------ Source material ------

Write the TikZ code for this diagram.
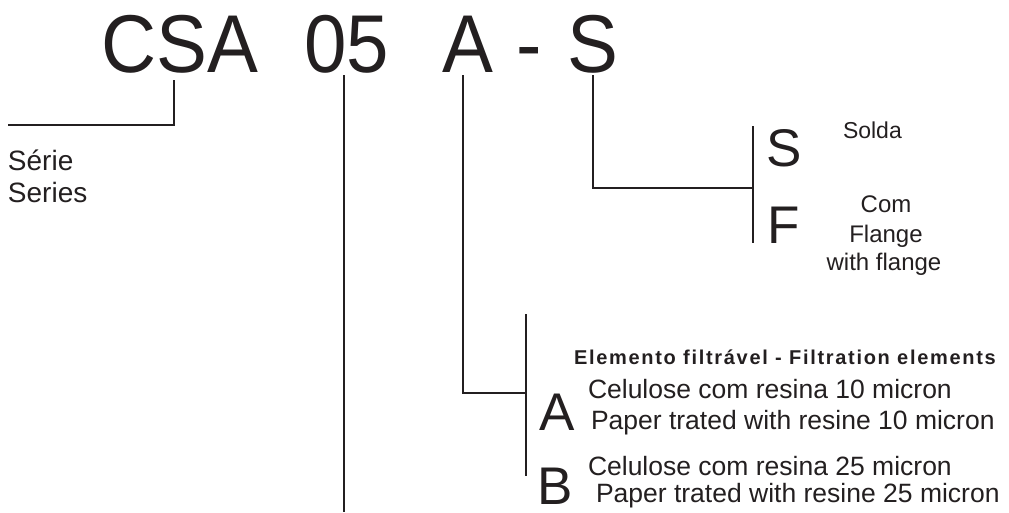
\documentclass[tikz,border=0pt]{standalone}
\usepackage{fontspec}
\setmainfont{Liberation Sans}
\newfontfamily\headfont[LetterSpace=8.5]{Liberation Sans}
\definecolor{ink}{RGB}{35,31,32}
\tikzset{
  lbl/.style={inner sep=0pt, outer sep=0pt, text=ink},
  conn/.style={draw=ink, line width=1.3pt},
  titlefont/.style={font=\fontsize{82}{82}\selectfont},
  codefont/.style={font=\fontsize{53}{53}\selectfont},
  descfont/.style={font=\fontsize{26.5}{26.5}\selectfont},
}
\begin{document}
\begin{tikzpicture}[x=1pt,y=-1pt]
\useasboundingbox (0,0) rectangle (1009,512);
% title
\node[lbl,titlefont,anchor=base] (tcsa) at (180,72) {\scalebox{0.93}[1]{CSA}};
\node[lbl,titlefont,anchor=base] (t05) at (347,72) {\scalebox{0.93}[1]{05}};
\node[lbl,titlefont,anchor=base] (ta) at (467.5,72) {\scalebox{0.93}[1]{A}};
\node[lbl,titlefont,anchor=base] (tdash) at (529.5,72) {\scalebox{0.93}[1]{-}};
\node[lbl,titlefont,anchor=base] (ts) at (593,72) {\scalebox{0.93}[1]{S}};
% series
\node[lbl,font=\fontsize{28}{28}\selectfont,anchor=base west] (serie) at (8,170) {Série};
\node[lbl,font=\fontsize{28}{28}\selectfont,anchor=base west] (series) at (8,202) {Series};
\coordinate (c1top) at (174,80);
\coordinate (c1corner) at (174,125);
\coordinate (c1end) at (8,125);
\draw[conn] (c1top) -- (c1corner) -- (c1end);
% size line
\coordinate (c2top) at (344,75);
\coordinate (c2end) at (344,512);
\draw[conn] (c2top) -- (c2end);
% element line
\coordinate (c3top) at (463,75);
\coordinate (c3corner) at (463,393);
\coordinate (c3end) at (526,393);
\coordinate (b3top) at (526,314);
\coordinate (b3bot) at (526,476);
\draw[conn] (c3top) -- (c3corner) -- (c3end);
\draw[conn] (b3top) -- (b3bot);
% connection line
\coordinate (c4top) at (593,75);
\coordinate (c4corner) at (593,188);
\coordinate (c4end) at (753,188);
\coordinate (b4top) at (753,126);
\coordinate (b4bot) at (753,243);
\draw[conn] (c4top) -- (c4corner) -- (c4end);
\draw[conn] (b4top) -- (b4bot);
% S / F options
\node[lbl,codefont,anchor=base west] (optS) at (766,166) {S};
\node[lbl,codefont,anchor=base west] (optF) at (767,243) {F};
\node[lbl,font=\fontsize{23}{23}\selectfont,anchor=base west] (solda) at (843,138) {Solda};
\node[lbl,font=\fontsize{24}{24}\selectfont,anchor=base] (com) at (886,212) {Com};
\node[lbl,font=\fontsize{24}{24}\selectfont,anchor=base] (flange) at (886,242) {Flange};
\node[lbl,font=\fontsize{24}{24}\selectfont,anchor=base] (withfl) at (884,270) {with flange};
% A / B options
\node[lbl,font=\headfont\bfseries\fontsize{20}{20}\selectfont,anchor=base west] (head) at (574,364) {Elemento filtrável - Filtration elements};
\node[lbl,codefont,anchor=base west] (optA) at (539,430) {A};
\node[lbl,codefont,anchor=base west] (optB) at (537,504) {B};
\node[lbl,descfont,anchor=base west] (a1) at (588,398) {Celulose com resina 10 micron};
\node[lbl,descfont,anchor=base west] (a2) at (591,429) {Paper trated with resine 10 micron};
\node[lbl,descfont,anchor=base west] (b1) at (588,475) {Celulose com resina 25 micron};
\node[lbl,descfont,anchor=base west] (b2) at (596,502) {Paper trated with resine 25 micron};
\end{tikzpicture}
\end{document}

------

Work to do: Skip the images and write out the rest of the listing exactly.

Finished answer:
Write the TikZ code for this diagram.
\documentclass[tikz,border=0pt]{standalone}
\usepackage{fontspec}
\setmainfont{Liberation Sans}
\newfontfamily\headfont[LetterSpace=8.5]{Liberation Sans}
\definecolor{ink}{RGB}{35,31,32}
\tikzset{
  lbl/.style={inner sep=0pt, outer sep=0pt, text=ink},
  conn/.style={draw=ink, line width=1.3pt},
  titlefont/.style={font=\fontsize{82}{82}\selectfont},
  codefont/.style={font=\fontsize{53}{53}\selectfont},
  descfont/.style={font=\fontsize{26.5}{26.5}\selectfont},
}
\begin{document}
\begin{tikzpicture}[x=1pt,y=-1pt]
\useasboundingbox (0,0) rectangle (1009,512);
% title
\node[lbl,titlefont,anchor=base] (tcsa) at (180,72) {\scalebox{0.93}[1]{CSA}};
\node[lbl,titlefont,anchor=base] (t05) at (347,72) {\scalebox{0.93}[1]{05}};
\node[lbl,titlefont,anchor=base] (ta) at (467.5,72) {\scalebox{0.93}[1]{A}};
\node[lbl,titlefont,anchor=base] (tdash) at (529.5,72) {\scalebox{0.93}[1]{-}};
\node[lbl,titlefont,anchor=base] (ts) at (593,72) {\scalebox{0.93}[1]{S}};
% series
\node[lbl,font=\fontsize{28}{28}\selectfont,anchor=base west] (serie) at (8,170) {Série};
\node[lbl,font=\fontsize{28}{28}\selectfont,anchor=base west] (series) at (8,202) {Series};
\coordinate (c1top) at (174,80);
\coordinate (c1corner) at (174,125);
\coordinate (c1end) at (8,125);
\draw[conn] (c1top) -- (c1corner) -- (c1end);
% size line
\coordinate (c2top) at (344,75);
\coordinate (c2end) at (344,512);
\draw[conn] (c2top) -- (c2end);
% element line
\coordinate (c3top) at (463,75);
\coordinate (c3corner) at (463,393);
\coordinate (c3end) at (526,393);
\coordinate (b3top) at (526,314);
\coordinate (b3bot) at (526,476);
\draw[conn] (c3top) -- (c3corner) -- (c3end);
\draw[conn] (b3top) -- (b3bot);
% connection line
\coordinate (c4top) at (593,75);
\coordinate (c4corner) at (593,188);
\coordinate (c4end) at (753,188);
\coordinate (b4top) at (753,126);
\coordinate (b4bot) at (753,243);
\draw[conn] (c4top) -- (c4corner) -- (c4end);
\draw[conn] (b4top) -- (b4bot);
% S / F options
\node[lbl,codefont,anchor=base west] (optS) at (766,166) {S};
\node[lbl,codefont,anchor=base west] (optF) at (767,243) {F};
\node[lbl,font=\fontsize{23}{23}\selectfont,anchor=base west] (solda) at (843,138) {Solda};
\node[lbl,font=\fontsize{24}{24}\selectfont,anchor=base] (com) at (886,212) {Com};
\node[lbl,font=\fontsize{24}{24}\selectfont,anchor=base] (flange) at (886,242) {Flange};
\node[lbl,font=\fontsize{24}{24}\selectfont,anchor=base] (withfl) at (884,270) {with flange};
% A / B options
\node[lbl,font=\headfont\bfseries\fontsize{20}{20}\selectfont,anchor=base west] (head) at (574,364) {Elemento filtrável - Filtration elements};
\node[lbl,codefont,anchor=base west] (optA) at (539,430) {A};
\node[lbl,codefont,anchor=base west] (optB) at (537,504) {B};
\node[lbl,descfont,anchor=base west] (a1) at (588,398) {Celulose com resina 10 micron};
\node[lbl,descfont,anchor=base west] (a2) at (591,429) {Paper trated with resine 10 micron};
\node[lbl,descfont,anchor=base west] (b1) at (588,475) {Celulose com resina 25 micron};
\node[lbl,descfont,anchor=base west] (b2) at (596,502) {Paper trated with resine 25 micron};
\end{tikzpicture}
\end{document}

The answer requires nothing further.